**Exercise goal**
Leave out any pictures and transcribe all other data below exactly.
--- begin Dataset extract ---
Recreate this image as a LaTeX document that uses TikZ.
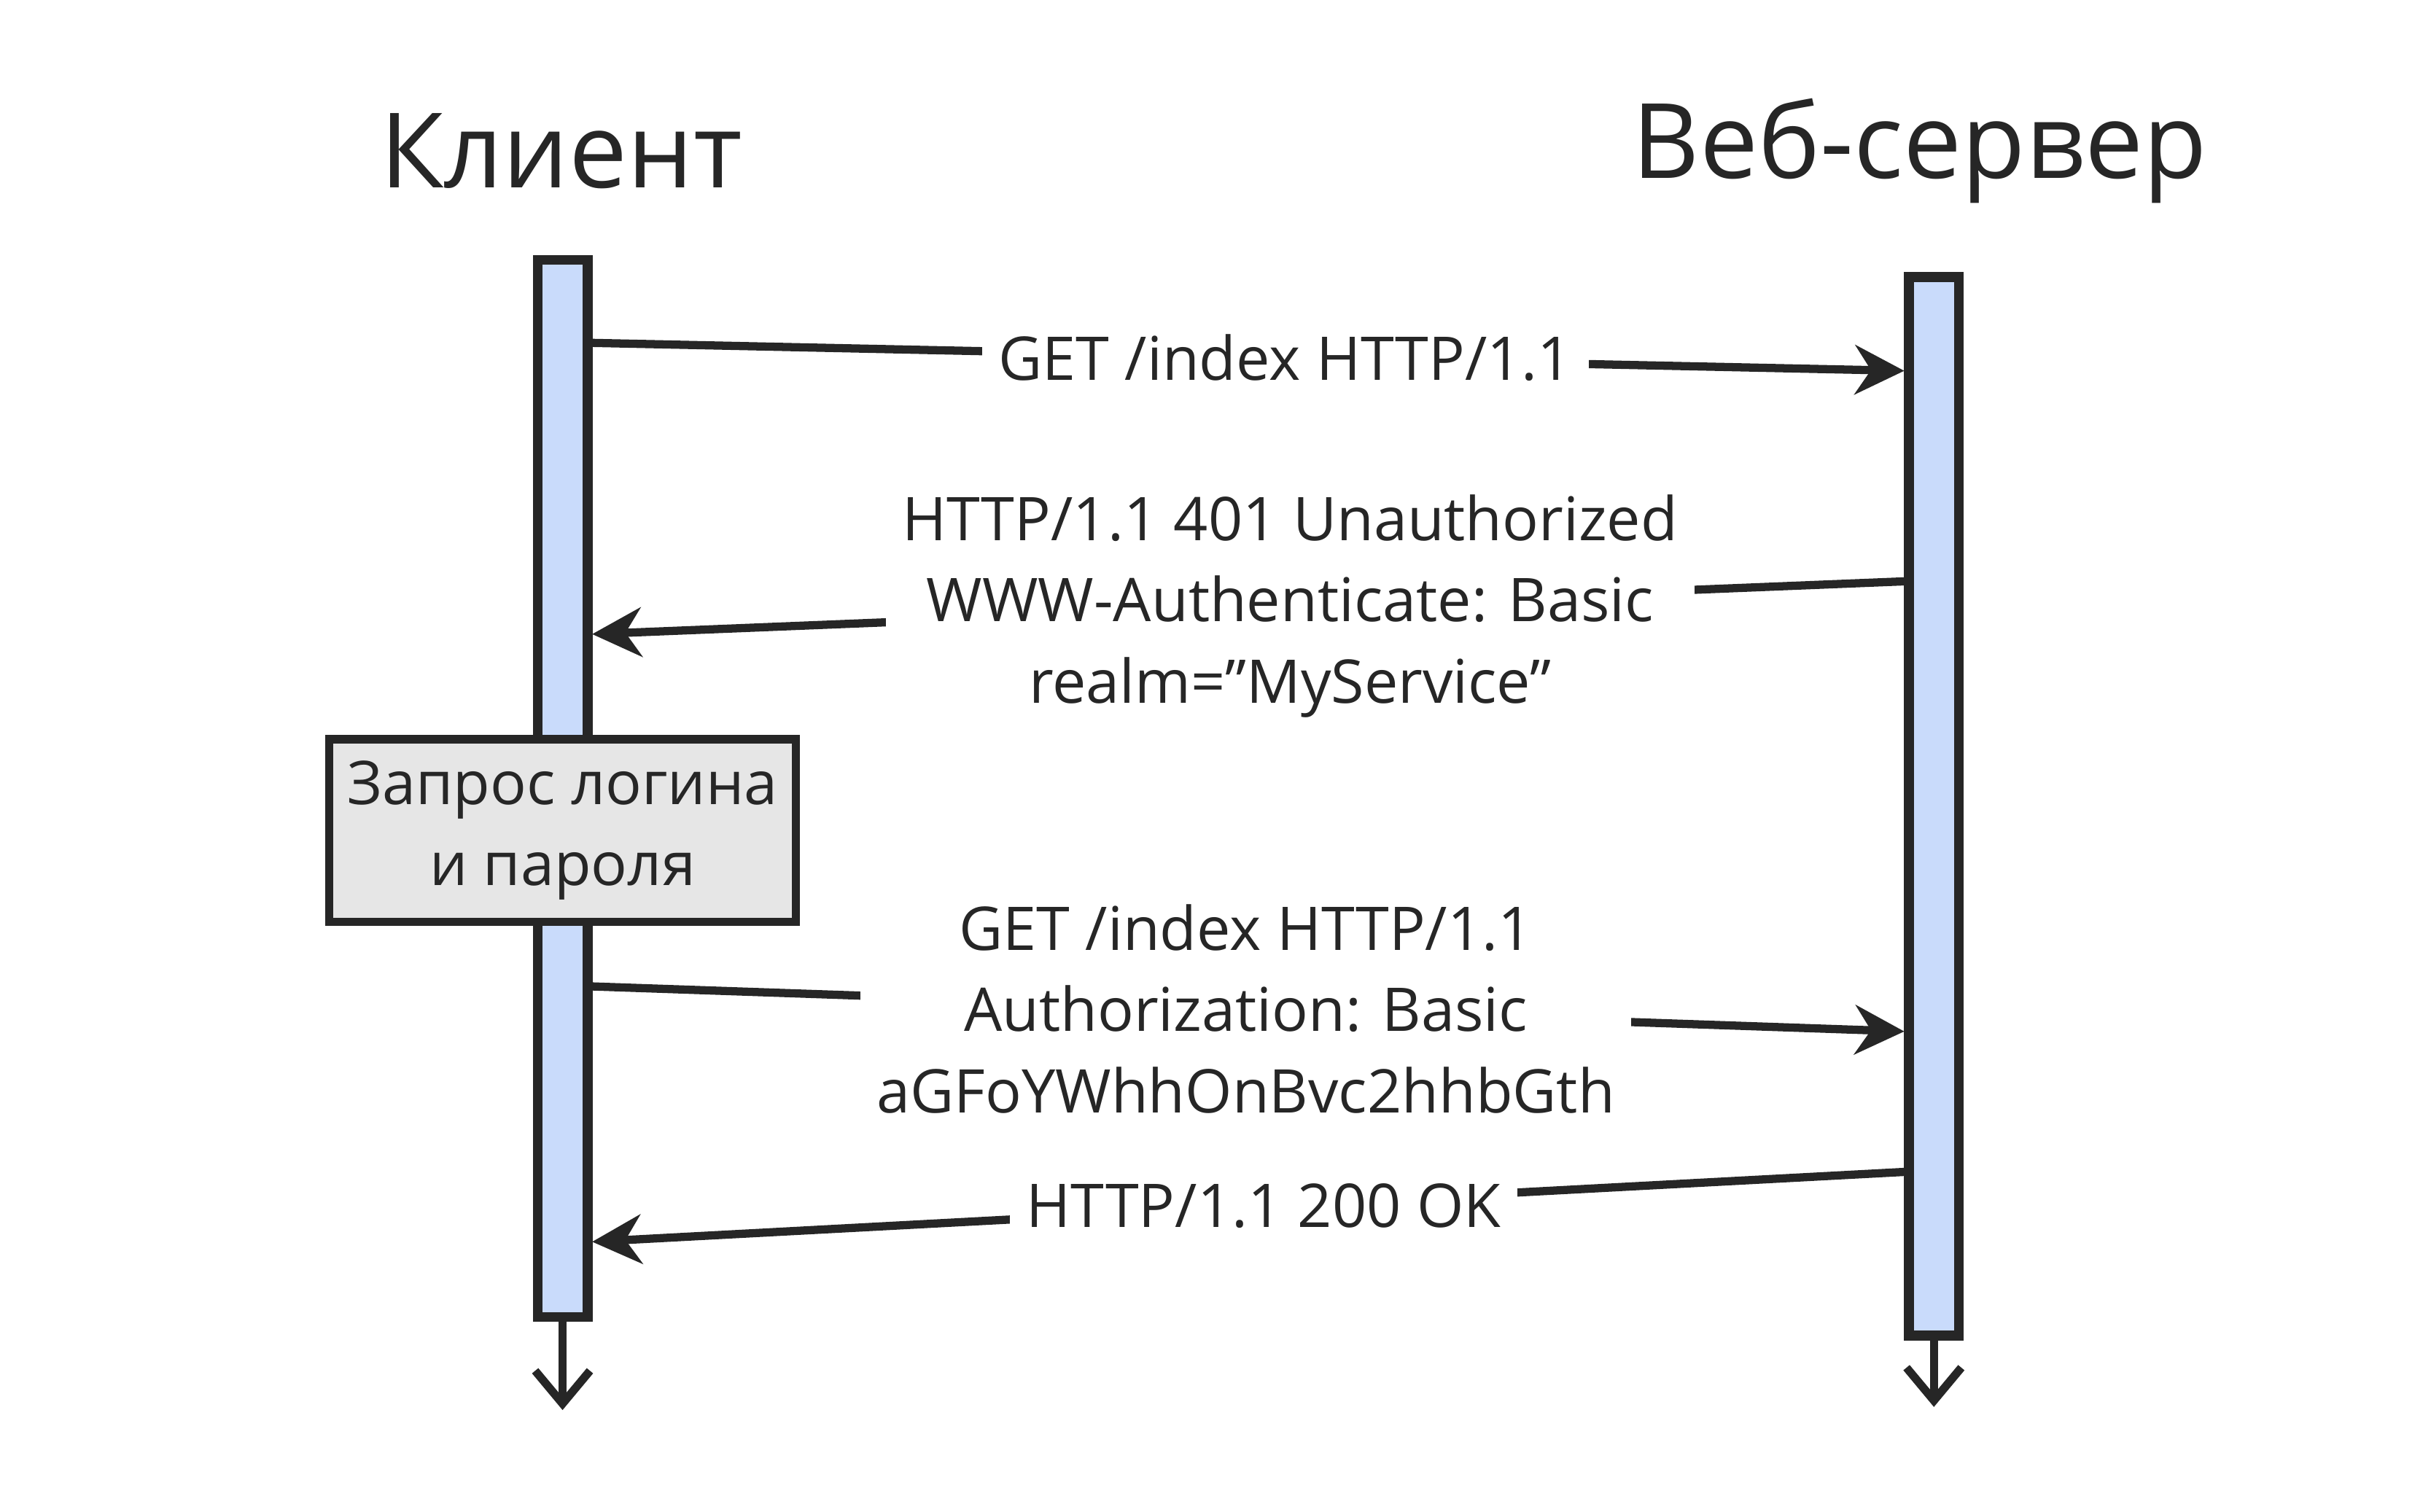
\documentclass[tikz,border=0pt]{standalone}
\usepackage{fontspec}
\setmainfont{Open Sans}
\usetikzlibrary{arrows.meta}
\definecolor{barblue}{HTML}{C9DBFB}
\definecolor{boxgray}{HTML}{E6E6E6}
\definecolor{ink}{HTML}{262626}
\tikzset{
  bar/.style={rectangle, draw=ink, line width=1.8pt, fill=barblue, minimum width=0.32cm, inner sep=0pt},
  msg/.style={draw=ink, line width=1.5pt, -{Stealth[length=9pt,width=9pt]}},
  life/.style={draw=ink, line width=1.5pt, -{Straight Barb[length=6pt,width=10pt,line width=1.5pt]}},
  lbl/.style={fill=white, text=ink, font=\fontsize{11}{14.8}\selectfont, align=center, inner sep=3pt},
  title/.style={text=ink, font=\fontsize{19}{22}\selectfont},
  note/.style={rectangle, draw=ink, line width=1.5pt, fill=boxgray, text=ink, minimum width=2.98cm, minimum height=1.17cm, align=center, font=\fontsize{11}{14.8}\selectfont}
}
\begin{document}
\begin{tikzpicture}[x=0.01cm,y=-0.01cm]
	\useasboundingbox (0,0) rectangle (1560,970);

	% Titles
	\node[title] (client) at (360,97) {Клиент};
	\node[title] (server) at (1232,97) {Веб-сервер};

	% Lifelines
	\node[bar, minimum height=6.78cm] (cbar) at (361,506) {};
	\node[bar, minimum height=6.79cm] (sbar) at (1241,517.5) {};
	\coordinate (cend) at (361,905);
	\coordinate (send) at (1241,903);
	\draw[life] (cbar.south) -- (cend);
	\draw[life] (sbar.south) -- (send);

	% Note
	\node[note] (ask) at (361,533) {Запрос логина\\и пароля};

	% Anchors on the bars
	\coordinate (c1) at (377,220);
	\coordinate (s1) at (1222,238);
	\coordinate (s2) at (1225,373);
	\coordinate (c2) at (380,407);
	\coordinate (c3) at (377,633);
	\coordinate (s3) at (1222,662);
	\coordinate (s4) at (1225,752);
	\coordinate (c4) at (380,797);

	% Messages
	\draw[msg] (c1) -- node[lbl, pos=0.53] {GET /index HTTP/1.1} (s1);
	\draw[msg] (s2) -- node[lbl, pos=0.47] {HTTP/1.1 401 Unauthorized\\WWW-Authenticate: Basic\\realm="MyService"} (c2);
	\draw[msg] (c3) -- node[lbl, pos=0.5] {GET /index HTTP/1.1\\Authorization: Basic\\aGFoYWhhOnBvc2hhbGth} (s3);
	\draw[msg] (s4) -- node[lbl, pos=0.49] {HTTP/1.1 200 OK} (c4);

\end{tikzpicture}
\end{document}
--- end Dataset extract ---
**Answer to the task**
Recreate this image as a LaTeX document that uses TikZ.
\documentclass[tikz,border=0pt]{standalone}
\usepackage{fontspec}
\setmainfont{Open Sans}
\usetikzlibrary{arrows.meta}
\definecolor{barblue}{HTML}{C9DBFB}
\definecolor{boxgray}{HTML}{E6E6E6}
\definecolor{ink}{HTML}{262626}
\tikzset{
  bar/.style={rectangle, draw=ink, line width=1.8pt, fill=barblue, minimum width=0.32cm, inner sep=0pt},
  msg/.style={draw=ink, line width=1.5pt, -{Stealth[length=9pt,width=9pt]}},
  life/.style={draw=ink, line width=1.5pt, -{Straight Barb[length=6pt,width=10pt,line width=1.5pt]}},
  lbl/.style={fill=white, text=ink, font=\fontsize{11}{14.8}\selectfont, align=center, inner sep=3pt},
  title/.style={text=ink, font=\fontsize{19}{22}\selectfont},
  note/.style={rectangle, draw=ink, line width=1.5pt, fill=boxgray, text=ink, minimum width=2.98cm, minimum height=1.17cm, align=center, font=\fontsize{11}{14.8}\selectfont}
}
\begin{document}
\begin{tikzpicture}[x=0.01cm,y=-0.01cm]
	\useasboundingbox (0,0) rectangle (1560,970);

	% Titles
	\node[title] (client) at (360,97) {Клиент};
	\node[title] (server) at (1232,97) {Веб-сервер};

	% Lifelines
	\node[bar, minimum height=6.78cm] (cbar) at (361,506) {};
	\node[bar, minimum height=6.79cm] (sbar) at (1241,517.5) {};
	\coordinate (cend) at (361,905);
	\coordinate (send) at (1241,903);
	\draw[life] (cbar.south) -- (cend);
	\draw[life] (sbar.south) -- (send);

	% Note
	\node[note] (ask) at (361,533) {Запрос логина\\и пароля};

	% Anchors on the bars
	\coordinate (c1) at (377,220);
	\coordinate (s1) at (1222,238);
	\coordinate (s2) at (1225,373);
	\coordinate (c2) at (380,407);
	\coordinate (c3) at (377,633);
	\coordinate (s3) at (1222,662);
	\coordinate (s4) at (1225,752);
	\coordinate (c4) at (380,797);

	% Messages
	\draw[msg] (c1) -- node[lbl, pos=0.53] {GET /index HTTP/1.1} (s1);
	\draw[msg] (s2) -- node[lbl, pos=0.47] {HTTP/1.1 401 Unauthorized\\WWW-Authenticate: Basic\\realm="MyService"} (c2);
	\draw[msg] (c3) -- node[lbl, pos=0.5] {GET /index HTTP/1.1\\Authorization: Basic\\aGFoYWhhOnBvc2hhbGth} (s3);
	\draw[msg] (s4) -- node[lbl, pos=0.49] {HTTP/1.1 200 OK} (c4);

\end{tikzpicture}
\end{document}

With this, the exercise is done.